June 10, 2011
How we view global food supplies parallels how we see many issues of Compression. How do you see global food problems? Using what evidence? How does that skew the further information you seek? This loop is sometimes called a ladder of inference.
For decades, environmental forecasters like Worldwatch relied on shrinking carry-over stocks of grains as a key indicator of coming food shortages. They tracked shifts in land use, population, water, weather, and crop yields — quantity indicators all pointing to shortages: More mouths to feed; production capacity hitting limits.
However, so far nearly all of humanity is fed, and some overfed. Worldwatch now reports how that is happening, little things like Africans learning to use plastic bags to improve food preservation. From this broader view, Worldwatch looks at overall food quality, not just grain quantity, but continues to warn of long-term resource overuse. For example, despite respite from recent floods, China is depleting water supplies, a big systemic problem that the Chinese must resolve to assure future food supplies.
Grain forecasts by USDA or the International Grains Council are short-term and market oriented. Right now, officials project no catastrophic world grain shortages in 2011-2012. “Gloomcasters” looking at the same data seek boom-bust swings as a precursor of starvation diets. They reason that globally rising food demand will overwhelm global supply when no major growing region has a bumper crop to sustain carry-over stocks.
Could this be the year? Spring weather does not augur bumper crops in any major growing area. Floods and draughts afflict both the U.S. and China. Russia and Ukraine appear poised for another summer dry spell. Officialdom now expects a so-so crop year, not total disaster, and if the world scrapes by, might not next season be a bumper year?
Variance in statistics lets us interpret them with a good deal of variety, including subjective adjustments for skewed data. For example, how much higher are world grain reserves than reported? Ukrainian growers probably hid an unreported stash last year, gambling on higher prices in 2011. That growers and processors game the system should be no surprise. This frustrates regulators’ efforts to mediate market stability agreements for 2011-12, which they desire in order to dampen market speculation.

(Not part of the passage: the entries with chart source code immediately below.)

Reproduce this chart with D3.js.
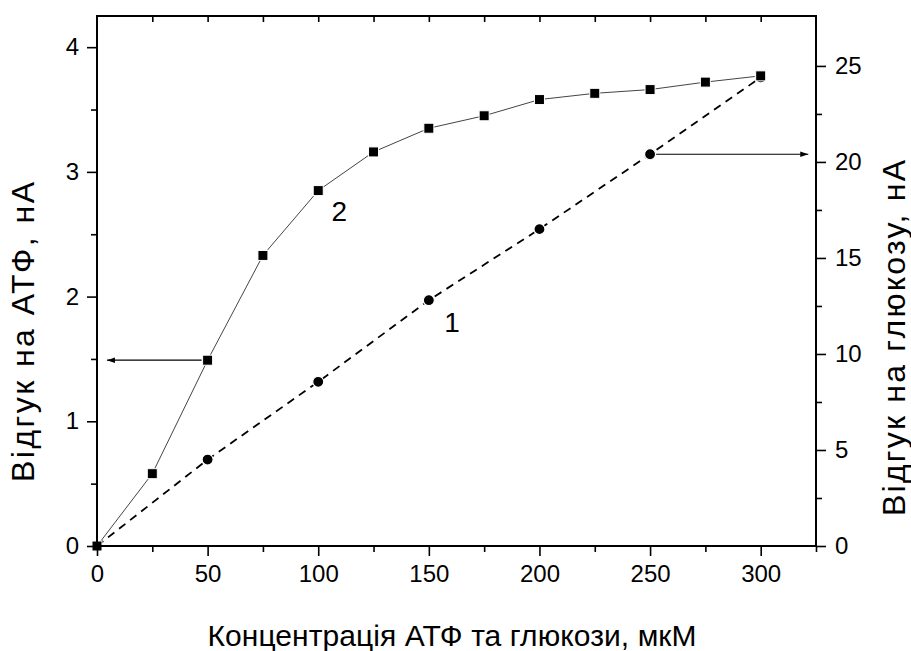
<!DOCTYPE html>
<html>
<head>
<meta charset="utf-8">
<script src="https://cdn.jsdelivr.net/npm/d3@7"></script>
<style>
  body { margin: 0; background: #fff; }
  text { font-family: "Liberation Sans", Arial, sans-serif; fill: #000; }
</style>
</head>
<body>
<div id="chart"></div>
<script>
// concentration, uM
var conc = [0, 25, 50, 75, 100, 125, 150, 175, 200, 225, 250, 275, 300];
// curve 2: response to ATP, nA (left axis)
var atp = [0, 0.58, 1.49, 2.33, 2.85, 3.16, 3.35, 3.45, 3.58, 3.63, 3.66, 3.72, 3.77];
// curve 1: response to glucose, nA (right axis)
var glucConc = [0, 50, 100, 150, 200, 250, 300];
var gluc = [0, 4.5, 8.55, 12.8, 16.5, 20.4, 24.4];

var xTicks = [0, 50, 100, 150, 200, 250, 300];
var yLeftTicks = [0, 1, 2, 3, 4];
var yRightTicks = [0, 5, 10, 15, 20, 25];

var width = 911, height = 651;
var m = {left: 97, right: 95, top: 16, bottom: 105};

var svg = d3.select("#chart")
  .append("svg")
    .attr("width", width)
    .attr("height", height);

var x = d3.scaleLinear().domain([0, 325]).range([m.left, width - m.right]);
var yL = d3.scaleLinear().domain([0, 4.25]).range([height - m.bottom, m.top]);
var yR = d3.scaleLinear().domain([0, 27.6]).range([height - m.bottom, m.top]);

var x0 = x.range()[0], x1 = x.range()[1];
var yb = yL.range()[0], yt = yL.range()[1];

svg.append("defs").append("marker")
  .attr("id", "head")
  .attr("viewBox", "0 0 10 10")
  .attr("refX", 10).attr("refY", 5)
  .attr("markerWidth", 14).attr("markerHeight", 8)
  .attr("markerUnits", "userSpaceOnUse")
  .attr("orient", "auto")
  .append("path")
    .attr("d", "M0,1.5 L10,5 L0,8.5 Z")
    .attr("fill", "#000");

// lines
var line2 = d3.line().x(function(d, i) { return x(conc[i]); }).y(function(d) { return yL(d); });
var line1 = d3.line().x(function(d, i) { return x(glucConc[i]); }).y(function(d) { return yR(d); });

svg.append("path")
  .datum(gluc)
  .attr("d", line1)
  .attr("fill", "none")
  .attr("stroke", "#000")
  .attr("stroke-width", 1.8)
  .attr("stroke-dasharray", "8,6");

svg.append("path")
  .datum(atp)
  .attr("d", line2)
  .attr("fill", "none")
  .attr("stroke", "#444")
  .attr("stroke-width", 1);

// arrows
svg.append("line")
  .attr("x1", x(50) - 6).attr("x2", x(4.5))
  .attr("y1", yL(1.49)).attr("y2", yL(1.49))
  .attr("stroke", "#000").attr("stroke-width", 1.2)
  .attr("marker-end", "url(#head)");
svg.append("line")
  .attr("x1", x(250) + 6).attr("x2", x(321.5))
  .attr("y1", yR(20.4)).attr("y2", yR(20.4))
  .attr("stroke", "#000").attr("stroke-width", 1.2)
  .attr("marker-end", "url(#head)");

// markers
svg.selectAll("circle.g")
  .data(gluc)
  .enter()
  .append("circle")
  .attr("class", "g")
  .attr("cx", function(d, i) { return x(glucConc[i]); })
  .attr("cy", function(d) { return yR(d); })
  .attr("r", 5.5)
  .attr("fill", "#000")
  .attr("stroke", "#fff")
  .attr("stroke-width", 1.2);

svg.selectAll("rect.a")
  .data(atp)
  .enter()
  .append("rect")
  .attr("class", "a")
  .attr("x", function(d, i) { return x(conc[i]) - 5; })
  .attr("y", function(d) { return yL(d) - 5; })
  .attr("width", 10)
  .attr("height", 10)
  .attr("fill", "#000")
  .attr("stroke", "#fff")
  .attr("stroke-width", 1);

// axes
function styleAxis(g) {
  g.select(".domain").remove();
  g.selectAll("line").attr("stroke", "#000").attr("stroke-width", 1.6);
  g.selectAll("text").style("font-size", "24px").style("font-family", "Liberation Sans, Arial, sans-serif");
}

var minorX = d3.range(25, 326, 50);
svg.append("g")
  .attr("transform", "translate(0," + yb + ")")
  .call(d3.axisBottom(x).tickValues(xTicks).tickSize(10).tickPadding(9).tickFormat(d3.format("d")))
  .call(styleAxis);
svg.append("g")
  .attr("transform", "translate(0," + yb + ")")
  .call(d3.axisBottom(x).tickValues(minorX).tickSize(6).tickFormat(""))
  .call(styleAxis);
// top: inner ticks only
svg.append("g")
  .attr("transform", "translate(0," + yt + ")")
  .call(d3.axisBottom(x).tickValues(d3.range(25, 301, 25)).tickSize(6).tickFormat(""))
  .call(styleAxis);

svg.append("g")
  .attr("transform", "translate(" + x0 + ",0)")
  .call(d3.axisLeft(yL).tickValues(yLeftTicks).tickSize(10).tickPadding(8).tickFormat(d3.format("d")))
  .call(styleAxis);
svg.append("g")
  .attr("transform", "translate(" + x0 + ",0)")
  .call(d3.axisLeft(yL).tickValues([0.5, 1.5, 2.5, 3.5]).tickSize(6).tickFormat(""))
  .call(styleAxis);

svg.append("g")
  .attr("transform", "translate(" + x1 + ",0)")
  .call(d3.axisRight(yR).tickValues(yRightTicks).tickSize(10).tickPadding(9).tickFormat(d3.format("d")))
  .call(styleAxis);
svg.append("g")
  .attr("transform", "translate(" + x1 + ",0)")
  .call(d3.axisRight(yR).tickValues([2.5, 7.5, 12.5, 17.5, 22.5]).tickSize(6).tickFormat(""))
  .call(styleAxis);

// frame
svg.append("rect")
  .attr("x", x0).attr("y", yt)
  .attr("width", x1 - x0).attr("height", yb - yt)
  .attr("fill", "none")
  .attr("stroke", "#000")
  .attr("stroke-width", 2);

// curve labels
svg.append("text").attr("x", x(106)).attr("y", yL(2.61)).style("font-size", "28px").text("2");
svg.append("text").attr("x", x(157)).attr("y", yR(11.15)).style("font-size", "28px").text("1");

// axis titles
svg.append("text")
  .attr("x", 452).attr("y", 646)
  .attr("text-anchor", "middle")
  .style("font-size", "30px")
  .attr("textLength", 489)
  .text("Концентрація АТФ та глюкози, мкМ");

svg.append("text")
  .attr("transform", "translate(34," + 332 + ") rotate(-90)")
  .attr("text-anchor", "middle")
  .style("font-size", "32px")
  .attr("textLength", 300)
  .text("Відгук на АТФ, нА");

svg.append("text")
  .attr("transform", "translate(905," + 338 + ") rotate(-90)")
  .attr("text-anchor", "middle")
  .style("font-size", "32px")
  .attr("textLength", 356)
  .text("Відгук на глюкозу, нА");
</script>
</body>
</html>
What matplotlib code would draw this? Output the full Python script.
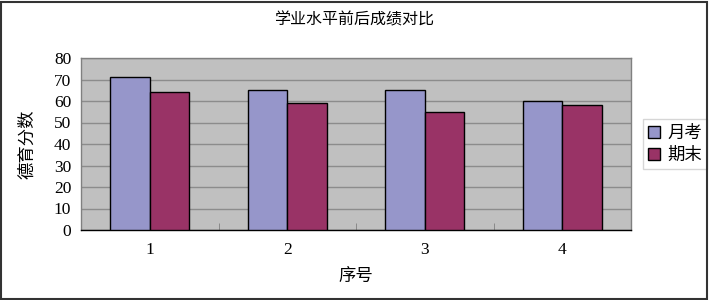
import matplotlib.pyplot as plt
import numpy as np
from matplotlib.patches import Rectangle

plt.rcParams['font.family'] = ['Liberation Serif', 'Noto Sans CJK SC']

categories = ['1', '2', '3', '4']
yuekao = [71, 65, 65, 60]   # 月考
qimo = [64, 59, 55, 58]     # 期末
series_names = ['月考', '期末']
yticks = [0, 10, 20, 30, 40, 50, 60, 70, 80]

fig = plt.figure(figsize=(7.09, 3.0), dpi=100)
ax = fig.add_axes([81/709, 1-230/300, 550/709, 172/300])

x = np.arange(len(categories))
w = 0.286
ax.bar(x - w/2, yuekao, w, color='#9696CA', edgecolor='black', linewidth=1.0, label=series_names[0], zorder=3)
ax.bar(x + w/2, qimo, w, color='#993366', edgecolor='black', linewidth=1.0, label=series_names[1], zorder=3)

ax.set_facecolor('#C0C0C0')
ax.set_xlim(-0.5, 3.5)
ax.set_ylim(0, 80)
ax.set_yticks(yticks)
ax.set_yticklabels([str(v) for v in yticks], fontsize=12.5)
ax.yaxis.grid(True, color='#8C8C8C', linewidth=1.0, zorder=0)
ax.set_axisbelow(True)
ax.set_xticks(x)
ax.set_xticklabels(categories, fontsize=12.5)
ax.set_xticks(np.arange(-0.5, 4, 1), minor=True)
ax.tick_params(axis='x', which='major', length=0, pad=9)
ax.tick_params(axis='x', which='minor', length=5, direction='in', color='#808080')
ax.tick_params(axis='y', length=0, pad=7)
for s in ax.spines.values():
    s.set_color('#808080')
    s.set_linewidth(1.0)
ax.spines['bottom'].set_color('black')

ax.set_xlabel('序号', fontsize=12.5, family='Noto Sans CJK SC', labelpad=6)
ax.set_ylabel('德育分数', fontsize=12.5, family='Noto Sans CJK SC', labelpad=13)
fig.text(0.5, 1-20/300, '学业水平前后成绩对比', ha='center', va='center', fontsize=11.5, family='Noto Sans CJK SC')

leg = ax.legend(loc='center left', bbox_to_anchor=(1.022, 0.5), prop={'family': 'Noto Sans CJK SC', 'size': 12.5},
                frameon=True, fancybox=False, handlelength=0.7, handleheight=0.7, handletextpad=0.4,
                borderpad=0.3, labelspacing=0.2, borderaxespad=0)
leg.get_frame().set_edgecolor('#CCCCCC')
leg.get_frame().set_linewidth(1.0)

fig.patches.append(Rectangle((0.002, 0.004), 0.995, 0.99, transform=fig.transFigure, fill=False,
                             edgecolor='#333333', linewidth=1.5))

fig.savefig('out.png', dpi=100)
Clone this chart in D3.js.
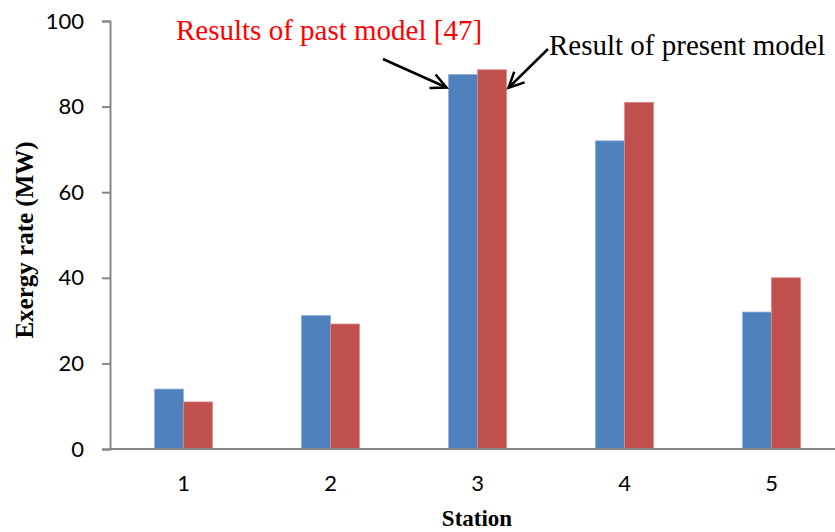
<!DOCTYPE html>
<html><head><meta charset="utf-8">
<script src="https://cdn.jsdelivr.net/npm/d3@7"></script>
<style>body{margin:0;background:#fff}svg{display:block}</style>
</head><body><svg id="c" width="835" height="532"></svg>
<script>
const stations = ["1","2","3","4","5"];
const pastModel = [14, 31.2, 87.5, 72, 32];
const presentModel = [11, 29.2, 88.6, 81, 40];
const yTicks = [0,20,40,60,80,100];
const seriesNames = ["Results of past model [47]","Result of present model"];
const colors = ["#4F81BD","#C0504D"];

const svg = d3.select("#c");
const x0 = d3.scaleBand().domain(stations).range([110,845]).paddingInner(0).paddingOuter(0);
const y = d3.scaleLinear().domain([0,100]).range([449,21]);
const x1 = d3.scaleBand().domain([0,1]).range([0,58]);
const off = (x0.bandwidth()-58)/2;

// y axis
const ya = svg.append("g").attr("transform","translate(110,0)")
  .call(d3.axisLeft(y).tickValues(yTicks).tickSize(8).tickPadding(18));
ya.select(".domain").attr("stroke","#868686").attr("stroke-width",2);
ya.selectAll(".tick line").attr("stroke","#868686").attr("stroke-width",2);
ya.selectAll(".tick text").attr("font-family","Lato, 'Open Sans', sans-serif").attr("font-size",22).attr("fill","#000");

// bars
const data = stations.map((s,i)=>({s, v:[pastModel[i], presentModel[i]]}));
const g = svg.append("g");
data.forEach(d=>{
  d.v.forEach((v,k)=>{
    g.append("rect")
      .attr("x", x0(d.s)+off+x1(k))
      .attr("y", y(v))
      .attr("width", x1.bandwidth())
      .attr("height", y(0)-y(v))
      .attr("fill", colors[k])
      .attr("stroke", k===0?"#8fb0dc":"#e08a88").attr("stroke-width",0.8);
  });
});

// x axis
const xa = svg.append("g").attr("transform","translate(0,449)")
  .call(d3.axisBottom(x0).tickSize(0).tickPadding(26));
xa.select(".domain").attr("stroke","#868686").attr("stroke-width",2).attr("d","M110,0H835");
xa.selectAll(".tick text").attr("font-family","Lato, 'Open Sans', sans-serif").attr("font-size",22).attr("fill","#000");

// axis titles
svg.append("text").attr("transform","translate(33,240) rotate(-90)")
  .attr("text-anchor","middle").attr("font-family","'Liberation Serif', serif")
  .attr("font-weight","bold").attr("font-size",25).text("Exergy rate (MW)");
svg.append("text").attr("x",477).attr("y",526)
  .attr("text-anchor","middle").attr("font-family","'Liberation Serif', serif")
  .attr("font-weight","bold").attr("font-size",23).text("Station");

// annotations
svg.append("text").attr("x",176).attr("y",40).attr("font-family","'Liberation Serif', serif")
  .attr("font-size",29).attr("fill","#FF0000").text(seriesNames[0]);
svg.append("text").attr("x",549).attr("y",55).attr("font-family","'Liberation Serif', serif")
  .attr("font-size",29).attr("fill","#000").text(seriesNames[1]);

function arrow(x1p,y1p,x2p,y2p){
  svg.append("line").attr("x1",x1p).attr("y1",y1p).attr("x2",x2p).attr("y2",y2p)
    .attr("stroke","#000").attr("stroke-width",2.5);
  const a = Math.atan2(y2p-y1p,x2p-x1p), L=17, w=0.45;
  const p1=[x2p-L*Math.cos(a-w), y2p-L*Math.sin(a-w)];
  const p2=[x2p-L*Math.cos(a+w), y2p-L*Math.sin(a+w)];
  svg.append("path").attr("d",`M${p1}L${x2p},${y2p}L${p2}`)
    .attr("fill","none").attr("stroke","#000").attr("stroke-width",2.5);
}
// arrows point to the top of station 3 bars
const s3 = x0("3")+off;
arrow(383,59, s3-2, y(pastModel[2])+13);
arrow(548,49, s3+58+2, y(presentModel[2])+18);
</script></body></html>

Public officials look for signs of commodity market speculators amplifying a small pinch in world food supplies into tall price spikes, which they allege to be the major reason food prices soared to record highs in 2008. Evidence is insufficient to squelch speculators’ denial wheezes, but politicos seize on it to “do something now.” High food prices perturb social tranquility in countries where food consumes a huge chunk of family income, so officials fear political unrest. Unfortunately, any new governments may have no more money to subsidize food costs than the old ones.
Obviously, the global food system as it is now lacks the capacity to feed a few billion more people, but how it will change is murky. From the foregoing, all of us use our own ladders of inference to form our own limited, biased views of how humanity feeds itself now. Facts are remote and obscure. Just tracing the sources of any store-bought meal is a supply chain study, and as we can see after e-coli outbreaks, even the companies involved need time to dredge up specifics. Remote villagers, eating only self-grown food, are closer to the facts of a simpler system, but that does not assure that they are wiser, eat more nutritiously, or avoid e-coli.
But we may not need to shrink to village-scale to be closer to the facts of a food process, opening opportunities to more wisely transform it, and curbing unintended consequences before they run amok. Regard all workplaces as learning laboratories, just as a prize-winning household garden is really some enthusiast’s learning lab.
To increase food supply, many initiatives are coming from diverse viewpoints. Some are quantity-oriented, but pouring more resources on our problems seems likely to exacerbate shortages later. The quality-oriented ones seem more effective in the long run: try to use fewer resources while improving human nutrition.
That in a nutshell is Compression Thinking to simplify a more complex mess than anyone can fully comprehend. Food supply has to be a core concern, and who wants to be against better quality?